Mentir, c’est vouloir mentir, mais c’est de plus en plus compliqué à faire. « Progressons-nous » ? Nous sommes en effet entourés de mensonges, dans la famille, les relations, l’entreprise, les affaires publiques et privées. Sont-ils mieux construits qu’avant, plus indétectables ? De fait, qu’ils soient plus ou moins bien intentionnés, plus ou moins graves, plus ou moins pardonnables, sans compter ceux que nous véhiculons et répandons sans le savoir, et pour lesquels nous allons plaider l’ignorance, ils « bénéficient » tous des avancées de la révolution technologique en cours. Sont ainsi devenus de plus en plus difficiles à dépister la fausse copie, la fausse traduction, les slides ou les pages de rapport « empruntées », par exemple, à la conférence d’un concurrent. Pour réagir et corriger, on peut toujours compter sur la morale, la famille, les enseignants, les collègues de bureau, la concurrence, les supérieurs et la justice, mais il n’est pas sûr que cela suffise, quand on voit les avancées et la prolifération du « problème ». Tels des drones, les mensonges volent en essaims.

Pire, ce « problème » s’aggrave quand il touche les grandes entreprises et les états, les deux devenant de plus en plus liés. La preuve en est la floraison des fake news, ou mieux des deep fakes, avec ces officines qui diffusent de fausses nouvelles, de faux scénarios, des montages et de faux films, pour influencer les éventuels clients et surtout les votants potentiels grâce à des « usines à trolls ». La nouveauté, à côté de la qualité croissante des mensonges, autrement dit de la difficulté croissante à les débusquer, est celle du temps nécessaire à les contrer. Déjà, en 1751, Jean-Jacques Rousseau écrivait au roi de Pologne : « c’est une chose bien commode que la critique ; car où l’on attaque avec un mot, il faut des pages pour se défendre ».

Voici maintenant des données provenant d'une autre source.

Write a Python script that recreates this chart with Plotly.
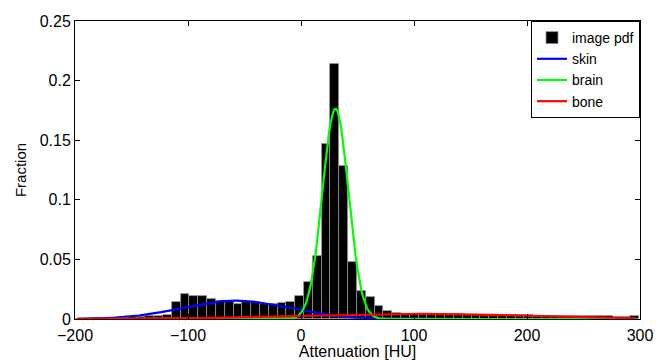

Que dire alors devant cette multitude ! C’est bien pourquoi, plus près de nous, en 2013, naît la « loi de Brandolini », selon laquelle réfuter « des conneries » (bullshit) requiert dix ou cent fois plus d’énergie qu’il n’en faut pour les produire. Alberto Brandolini propose cette loi après avoir entendu Silvio Berlusconi empiler de fausses affirmations, sans être contredit par son interviewer. Il lui suffisait de parler vite, peut-être d’impressionner ou de sidérer. Avec Trump, la vitesse est supérieure, les milliards de dollars pleuvent, le propos est surtout flou, mêlé d’hyperboles, l’insulte et la menace pouvant toujours survenir. Ni Poutine, ni Xi ne sont exposés à ce risque de critiques et de questions libres ! Le premier ne cesse de réécrire l’histoire, le second peut tranquillement énumérer tous les points de son discours. Partout, le fact checking (la vérification des faits) est dépassé ; pire : pas rentable.

Le mensonge prospère plus encore en temps de guerre, où l’on sait que la vérité est la première victime. En plus, les choses se compliquent partout car toute guerre, plus elle est asymétrique (du fort au faible) est « hybride », animale, chez les romains, née du croisement du sanglier et de la truie. Difficile alors de gagner. Le premier et plus important moyen, pour l’agressé, est sa capacité à résister à la détérioration des conditions de vie qu’amène la guerre, plus encore si elle est hybride, dans les théâtres d’opérations, dans la destruction de centrales électriques, de distribution d’eau, des usines et des appartements. On voit dans le cas ukrainien que les Russes cherchent plus à faire céder la population qu’à gagner du terrain. Il ne s’agit pas « seulement » de victoire ou de capitulation militaire, mais de lutte civilisationnelle. Le mensonge hybride est alors sans frein. L’un a le droit pour lui, l’agressé : il est du côté de la morale, des « lois non écrites ». L’agresseur doit donc le détruire.

Dans ces conditions, l’enjeu du mensonge croît. Il devient géopolitique, propulsé par les réseaux sociaux. L’objectif de la victime doit donc rester le même : démasquer et confondre le menteur, mettre à jour ses objectifs, ses moyens et ses réseaux. Les punitions seront fonction des dommages et des explications, plus tard. Ceci sans oublier ripostes et représailles, sans oublier jamais ce qui se joue : pour l’Ukraine sa liberté, et celle de l’Europe. Reste que l’agressé court aussi le risque moral de sa réponse : celui d’agir comme l’agresseur. Le vrai progrès du mensonge est de faire gagner la victime, tout en faisant comprendre au menteur qu’il se ment.